Journalist Takes Paralyzed NFL Player as Opportunity to Slam Video Gamers
A Virginia journalist has used yet another senseless tragedy to malign video gamers. Buffalo Bills tight end Kevin Everett took a big hit on Sunday and has suffered paralysis. It is a very sad situation and a loss for his family, fans and colleagues alike.
Football is a dangerous game, even with all the padding. President Roosevelt almost had the game outlawed because of the number of college deaths resulting from matches. Even with all the modern rules, training and protection, players know every time they hit the field they are at risk for serious injury and unfortunately Kevin Everett isn’t alone in his suffering.

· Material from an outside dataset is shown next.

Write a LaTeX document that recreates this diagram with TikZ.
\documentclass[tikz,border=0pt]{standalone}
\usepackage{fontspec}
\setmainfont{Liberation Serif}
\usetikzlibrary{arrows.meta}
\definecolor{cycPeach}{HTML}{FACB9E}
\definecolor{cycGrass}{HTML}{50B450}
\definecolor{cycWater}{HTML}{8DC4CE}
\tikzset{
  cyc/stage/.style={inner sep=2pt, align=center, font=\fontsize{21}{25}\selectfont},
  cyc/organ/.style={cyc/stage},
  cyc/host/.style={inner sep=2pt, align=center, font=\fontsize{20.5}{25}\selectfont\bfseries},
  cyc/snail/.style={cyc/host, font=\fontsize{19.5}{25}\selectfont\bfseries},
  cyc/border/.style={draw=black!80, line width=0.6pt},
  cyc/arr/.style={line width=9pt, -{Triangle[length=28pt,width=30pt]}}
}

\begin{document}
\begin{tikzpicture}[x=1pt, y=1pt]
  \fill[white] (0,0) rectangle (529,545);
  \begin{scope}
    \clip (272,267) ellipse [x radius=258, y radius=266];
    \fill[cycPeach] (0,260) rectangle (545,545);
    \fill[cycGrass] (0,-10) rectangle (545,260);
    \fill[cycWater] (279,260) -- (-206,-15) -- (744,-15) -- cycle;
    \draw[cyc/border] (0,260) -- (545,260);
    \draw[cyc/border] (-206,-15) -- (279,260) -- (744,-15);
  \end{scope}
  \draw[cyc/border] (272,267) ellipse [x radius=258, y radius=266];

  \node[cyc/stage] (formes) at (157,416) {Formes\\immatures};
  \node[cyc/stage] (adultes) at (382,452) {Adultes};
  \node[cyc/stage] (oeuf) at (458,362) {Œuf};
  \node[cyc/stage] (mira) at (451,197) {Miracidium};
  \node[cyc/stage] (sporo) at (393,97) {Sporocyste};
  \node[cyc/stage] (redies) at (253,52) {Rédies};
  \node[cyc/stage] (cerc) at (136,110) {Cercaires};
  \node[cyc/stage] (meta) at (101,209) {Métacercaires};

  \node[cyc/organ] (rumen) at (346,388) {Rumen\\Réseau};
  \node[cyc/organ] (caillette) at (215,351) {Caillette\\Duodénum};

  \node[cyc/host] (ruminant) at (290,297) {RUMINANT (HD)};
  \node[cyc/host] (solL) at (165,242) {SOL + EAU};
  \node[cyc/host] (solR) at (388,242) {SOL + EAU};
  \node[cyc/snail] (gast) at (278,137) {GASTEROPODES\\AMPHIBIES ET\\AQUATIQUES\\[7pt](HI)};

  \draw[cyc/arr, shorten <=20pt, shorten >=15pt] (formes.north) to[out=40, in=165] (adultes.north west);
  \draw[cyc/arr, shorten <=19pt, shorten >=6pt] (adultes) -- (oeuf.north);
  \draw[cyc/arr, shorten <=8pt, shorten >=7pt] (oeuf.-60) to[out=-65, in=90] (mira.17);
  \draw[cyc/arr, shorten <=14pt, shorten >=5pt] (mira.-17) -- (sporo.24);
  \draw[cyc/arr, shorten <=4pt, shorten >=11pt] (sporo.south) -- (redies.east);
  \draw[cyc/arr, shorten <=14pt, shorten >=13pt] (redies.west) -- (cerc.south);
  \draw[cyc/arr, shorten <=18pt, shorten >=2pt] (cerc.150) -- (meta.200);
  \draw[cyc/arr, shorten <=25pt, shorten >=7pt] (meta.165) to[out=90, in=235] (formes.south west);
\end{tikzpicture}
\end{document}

Leave it to the media to take a horrible accident and use it as a platform to attack violence in video games and the people who play them. see Virginia Pilot columnist Bob Molinaro wrote a shameful discussion of Everett’s injury under the headline Video-game generation may be desensitized to NFL injuries:
I IMAGINE THERE’S a large segment of NFL fans that envisions pro football to be the embodiment of the video games they love to play.
…I’ve got a feeling that a certain percentage of males, those whose senses have been bombarded by video violence all their lives, are attracted to pro football by the slickly edited TV images that are a variation of their virtual-reality experiences.
This makes me wonder if the catastrophic injury to Buffalo Bills tight end Kevin Everett will make any real impression on the desensitized adolescents and adults raised with the cartoon violence of “Madden ’08″ or “NFL Blitz,” or the absurd blood-and-guts scenarios associated with other Xbox games.
I wonder if any of this hits home with the very large and growing demographic that comes to football through the make-believe violence of video games. In that world, jacked-up players always bounce back, returning as good as new when the game is switched on.
This week, more than many, we’re reminded that in real-time, real-life football, the violence and its consequences are all too real.
We all know the risks of playing football, professionally or at the playground. The players weigh them every time they line up on a field. However, I can’t begin to express my shock, dismay and disgust at this journalist’s dehumanizing portrayal of gamers. Even small children can differentiate between a game and reality. To imply that a whole generation of people have no compassion or sense of reality shows that he lacks some of those qualities himself.
Thankfully, Kevin Everts’ condition is improving. He may even walk again. Spare a moment to send the power of positive thinking his way.